Remember how much they made that night? Fedor alone made more than double the paltry gate, and "Hendo" got the biggest (disclosed) payday of his career. Don't be taken aback if we return to those heady days when clothing companies were risking it all just to sign the biggest names and go toe-to-toe with UFC.

Compare that to what Henderson is re-signing for now.

Also don't be too surprised to see more of these guys cut if they hit a losing streak. They're not going to keep around a loser for that much money.

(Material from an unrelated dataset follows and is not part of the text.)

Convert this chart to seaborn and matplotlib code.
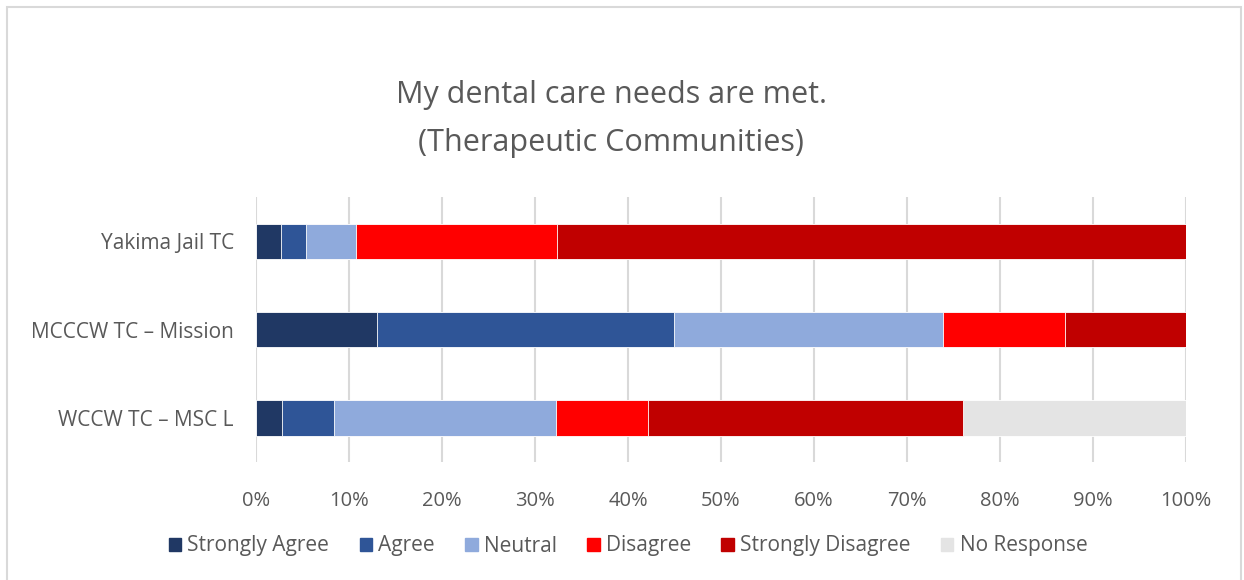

Bjorn Rebney (via MMA Fighting) had this to say in regards to the Melendez re-signing:

"It's my understanding that UFC matched the deal we agreed to with Gilbert. While I haven't yet spoken to Gilbert's management team, I have heard from various sources that UFC matched our offer. We have a stacked lightweight roster and Gil would have made a great addition to it, yet I'm glad he was able to go out, explore the free agent market and get paid what he deserves. That's what the free market system is all about. I'm happy for Gil, that through this process he was able to ensure long term financial security for himself and his family. That's what the fighters that put it all on the line inside the cage deserve."

"This process has shown that in MMA, there are two legitimate options for fighters. And, as I said last week, with two large scale options for fighters in MMA, fighters negotiating power is dramatically improved. Our actions throughout this process accomplished that for Gilbert right now, and in the future it will do the same for countless additional fighters. Some will end up in Bellator and some will end up in the UFC. But, either way, the sport benefits. Now our focus turns to the task at hand, which is our Season 10 kickoff this Friday on Spike TV."

While we, as fans, are going to bemoan the lack of a unified talent pool and foul-ups when it comes to getting the matches we want to see, this is a big change in the favor of the fighters when it comes down to actually using this sport to be set for life.